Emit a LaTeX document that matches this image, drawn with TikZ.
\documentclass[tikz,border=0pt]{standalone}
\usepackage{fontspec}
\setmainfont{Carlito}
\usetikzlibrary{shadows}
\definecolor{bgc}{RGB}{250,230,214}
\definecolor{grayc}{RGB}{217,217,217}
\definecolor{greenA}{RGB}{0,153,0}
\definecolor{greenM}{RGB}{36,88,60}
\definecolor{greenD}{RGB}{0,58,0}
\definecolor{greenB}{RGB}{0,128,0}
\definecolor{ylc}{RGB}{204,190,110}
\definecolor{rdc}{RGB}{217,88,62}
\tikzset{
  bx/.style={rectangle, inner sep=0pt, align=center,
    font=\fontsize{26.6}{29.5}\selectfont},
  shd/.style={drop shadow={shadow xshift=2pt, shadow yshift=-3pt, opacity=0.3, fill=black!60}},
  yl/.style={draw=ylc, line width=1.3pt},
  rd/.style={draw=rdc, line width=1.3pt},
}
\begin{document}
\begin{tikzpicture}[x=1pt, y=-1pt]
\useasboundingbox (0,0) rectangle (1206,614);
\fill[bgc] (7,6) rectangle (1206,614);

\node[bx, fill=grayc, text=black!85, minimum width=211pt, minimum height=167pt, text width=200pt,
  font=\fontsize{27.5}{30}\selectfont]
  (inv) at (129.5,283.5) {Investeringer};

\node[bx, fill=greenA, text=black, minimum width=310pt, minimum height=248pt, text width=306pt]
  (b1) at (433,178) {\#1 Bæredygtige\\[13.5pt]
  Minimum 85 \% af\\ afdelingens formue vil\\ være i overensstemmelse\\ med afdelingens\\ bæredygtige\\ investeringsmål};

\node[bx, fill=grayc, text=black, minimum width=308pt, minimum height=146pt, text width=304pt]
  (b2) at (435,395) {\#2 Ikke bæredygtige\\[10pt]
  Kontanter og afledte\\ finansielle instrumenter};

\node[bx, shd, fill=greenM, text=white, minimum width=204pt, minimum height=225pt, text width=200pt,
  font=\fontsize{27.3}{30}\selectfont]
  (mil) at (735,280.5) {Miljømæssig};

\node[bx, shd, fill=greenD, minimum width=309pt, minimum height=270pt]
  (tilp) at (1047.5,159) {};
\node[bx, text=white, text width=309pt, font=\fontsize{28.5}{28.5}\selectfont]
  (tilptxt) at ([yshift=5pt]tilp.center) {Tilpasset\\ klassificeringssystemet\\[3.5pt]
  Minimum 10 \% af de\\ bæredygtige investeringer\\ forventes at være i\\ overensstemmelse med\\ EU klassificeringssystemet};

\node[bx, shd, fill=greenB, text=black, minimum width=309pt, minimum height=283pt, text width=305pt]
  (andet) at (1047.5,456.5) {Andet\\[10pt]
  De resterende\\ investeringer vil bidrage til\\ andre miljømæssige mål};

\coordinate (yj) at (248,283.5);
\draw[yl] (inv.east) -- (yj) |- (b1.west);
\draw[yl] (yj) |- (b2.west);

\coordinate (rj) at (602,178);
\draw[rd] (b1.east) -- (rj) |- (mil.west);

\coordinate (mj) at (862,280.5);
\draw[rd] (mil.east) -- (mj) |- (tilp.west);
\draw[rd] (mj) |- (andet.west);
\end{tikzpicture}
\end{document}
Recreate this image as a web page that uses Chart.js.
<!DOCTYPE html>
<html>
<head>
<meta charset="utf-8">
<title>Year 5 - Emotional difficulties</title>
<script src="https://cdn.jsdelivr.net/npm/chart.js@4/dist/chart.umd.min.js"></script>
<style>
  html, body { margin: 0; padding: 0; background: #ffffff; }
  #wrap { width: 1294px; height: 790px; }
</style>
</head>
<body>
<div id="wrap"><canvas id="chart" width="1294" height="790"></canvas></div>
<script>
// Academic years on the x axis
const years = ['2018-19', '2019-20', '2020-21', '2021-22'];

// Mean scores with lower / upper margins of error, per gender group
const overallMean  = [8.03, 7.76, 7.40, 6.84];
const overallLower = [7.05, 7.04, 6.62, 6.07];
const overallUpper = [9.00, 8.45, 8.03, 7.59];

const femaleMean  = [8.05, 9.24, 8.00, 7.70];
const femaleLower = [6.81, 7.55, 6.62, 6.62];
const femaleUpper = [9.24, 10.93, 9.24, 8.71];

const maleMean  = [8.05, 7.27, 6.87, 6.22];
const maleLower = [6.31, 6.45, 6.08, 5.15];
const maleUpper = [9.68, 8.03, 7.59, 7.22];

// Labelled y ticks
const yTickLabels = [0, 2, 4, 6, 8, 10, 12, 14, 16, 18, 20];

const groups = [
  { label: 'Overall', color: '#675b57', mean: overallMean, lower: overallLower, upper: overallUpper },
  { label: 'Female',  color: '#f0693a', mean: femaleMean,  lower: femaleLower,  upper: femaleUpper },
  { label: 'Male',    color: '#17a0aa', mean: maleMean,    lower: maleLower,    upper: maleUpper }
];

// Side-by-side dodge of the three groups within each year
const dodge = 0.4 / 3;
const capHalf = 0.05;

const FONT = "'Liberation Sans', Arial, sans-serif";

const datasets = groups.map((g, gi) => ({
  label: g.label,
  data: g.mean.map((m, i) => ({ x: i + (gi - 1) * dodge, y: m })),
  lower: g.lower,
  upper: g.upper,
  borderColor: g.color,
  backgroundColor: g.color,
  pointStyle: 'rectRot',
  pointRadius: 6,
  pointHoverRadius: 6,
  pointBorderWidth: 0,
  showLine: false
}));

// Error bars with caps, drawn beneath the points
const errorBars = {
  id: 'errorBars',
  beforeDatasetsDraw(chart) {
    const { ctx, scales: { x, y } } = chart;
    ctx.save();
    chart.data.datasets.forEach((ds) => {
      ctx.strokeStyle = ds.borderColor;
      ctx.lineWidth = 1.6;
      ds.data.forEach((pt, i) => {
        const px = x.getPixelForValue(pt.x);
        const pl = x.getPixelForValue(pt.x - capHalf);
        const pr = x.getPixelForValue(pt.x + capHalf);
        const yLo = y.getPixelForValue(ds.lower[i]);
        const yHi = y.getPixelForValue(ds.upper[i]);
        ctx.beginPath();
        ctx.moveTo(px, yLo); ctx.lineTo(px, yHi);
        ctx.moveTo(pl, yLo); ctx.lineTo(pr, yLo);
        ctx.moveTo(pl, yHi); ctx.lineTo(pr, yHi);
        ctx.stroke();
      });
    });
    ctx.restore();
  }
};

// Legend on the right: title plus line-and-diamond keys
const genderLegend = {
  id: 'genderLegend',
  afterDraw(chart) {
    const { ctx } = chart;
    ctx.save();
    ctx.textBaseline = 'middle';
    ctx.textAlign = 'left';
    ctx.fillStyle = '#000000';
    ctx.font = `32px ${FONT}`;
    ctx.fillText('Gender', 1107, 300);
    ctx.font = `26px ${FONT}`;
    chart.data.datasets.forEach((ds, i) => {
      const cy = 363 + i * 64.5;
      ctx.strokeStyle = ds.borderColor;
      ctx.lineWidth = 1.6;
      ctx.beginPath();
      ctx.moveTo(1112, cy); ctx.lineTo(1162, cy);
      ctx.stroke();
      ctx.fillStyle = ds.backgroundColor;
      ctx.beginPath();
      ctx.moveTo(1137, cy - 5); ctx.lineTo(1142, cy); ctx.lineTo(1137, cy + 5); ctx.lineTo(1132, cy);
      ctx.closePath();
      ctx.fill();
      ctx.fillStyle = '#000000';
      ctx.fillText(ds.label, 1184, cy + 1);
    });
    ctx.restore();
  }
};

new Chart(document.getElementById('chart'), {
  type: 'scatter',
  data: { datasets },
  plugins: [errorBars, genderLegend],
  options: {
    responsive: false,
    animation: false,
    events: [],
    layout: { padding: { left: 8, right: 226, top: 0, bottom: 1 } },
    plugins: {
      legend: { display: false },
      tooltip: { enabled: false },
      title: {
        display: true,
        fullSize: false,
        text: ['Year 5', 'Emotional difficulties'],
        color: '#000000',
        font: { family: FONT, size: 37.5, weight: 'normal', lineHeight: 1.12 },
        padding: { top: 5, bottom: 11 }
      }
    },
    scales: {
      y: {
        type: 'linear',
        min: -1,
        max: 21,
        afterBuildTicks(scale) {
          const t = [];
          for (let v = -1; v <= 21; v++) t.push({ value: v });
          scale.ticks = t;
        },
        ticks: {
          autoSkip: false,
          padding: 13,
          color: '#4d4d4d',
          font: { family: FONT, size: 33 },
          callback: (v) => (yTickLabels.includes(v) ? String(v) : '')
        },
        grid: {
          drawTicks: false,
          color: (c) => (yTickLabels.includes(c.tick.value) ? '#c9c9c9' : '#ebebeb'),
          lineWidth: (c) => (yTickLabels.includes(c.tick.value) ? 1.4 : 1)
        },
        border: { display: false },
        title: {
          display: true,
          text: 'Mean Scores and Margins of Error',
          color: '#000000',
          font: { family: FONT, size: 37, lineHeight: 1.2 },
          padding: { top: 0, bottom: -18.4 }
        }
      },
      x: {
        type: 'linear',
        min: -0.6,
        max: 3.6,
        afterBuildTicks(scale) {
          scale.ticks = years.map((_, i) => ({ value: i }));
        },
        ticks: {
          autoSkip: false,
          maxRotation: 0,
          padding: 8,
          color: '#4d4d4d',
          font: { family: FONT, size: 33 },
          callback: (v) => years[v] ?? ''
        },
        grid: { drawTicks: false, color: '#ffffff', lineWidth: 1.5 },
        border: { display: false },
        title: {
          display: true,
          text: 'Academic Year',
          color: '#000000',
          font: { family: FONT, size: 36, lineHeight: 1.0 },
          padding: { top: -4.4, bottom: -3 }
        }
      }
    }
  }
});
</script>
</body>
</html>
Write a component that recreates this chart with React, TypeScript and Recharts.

Problem statement
Give the count of lines in the listing that hold the word "this", with no other text.

Solution
3